A “phrase,” in one sense of the term as it is used in grammar, is a group of words that forms part of a sentence but does not contain a subject and verb that operate together grammatically. In other words, “in Chicago” is a phrase, but “They live in Chicago” is not a phrase. (The larger group of words containing the subject “they” and the verb “live” is a clause. It is also a grammatical sentence in itself.)
Here are some more examples of this type of phrase. Notice that there is a grammatical ordering of the words but no subject-plus-verb combinations.
the large apartment upstairs
in the New Year
his new girlfriend
sleeping on the couch
my apologizing to her
after the movie
We often use the word “phrase” in connection with the notion of “prepositional phrase.” Prepositional phrases are a combination of a preposition followed by a noun, pronoun, or group of words functioning together as a noun; for example, phrases like “in the park,” “after midnight,” “for me and you,” “beyond that tree over there” are all prepositional phrases.

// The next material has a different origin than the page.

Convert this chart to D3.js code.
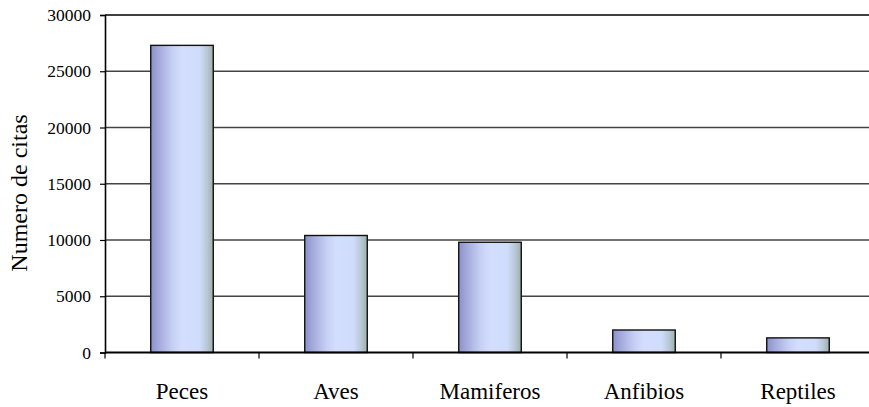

In a different sense of the term “phrase” in grammar, a phrase is seen as a main constituent, or primary building block, of a sentence, such as a “noun phrase” or a “verb phrase.” The sentence “The man who bought the ring returned it the next day” is made up of the noun phrase “The man who bought the ring” and the verb phrase “returned it the next day.” In this sense of the term “phrase,” it is possible for there to be one-word phrases. For example, the word “she” in the sentence “She is sleeping” is a noun phrase just in itself. The word “forgot” in the sentence “I forgot” is the entire verb phrase in that sentence. Every English full sentence consists of at least a noun phrase and a verb phrase, which is sometimes represented as
S (sentence)=NP + VP.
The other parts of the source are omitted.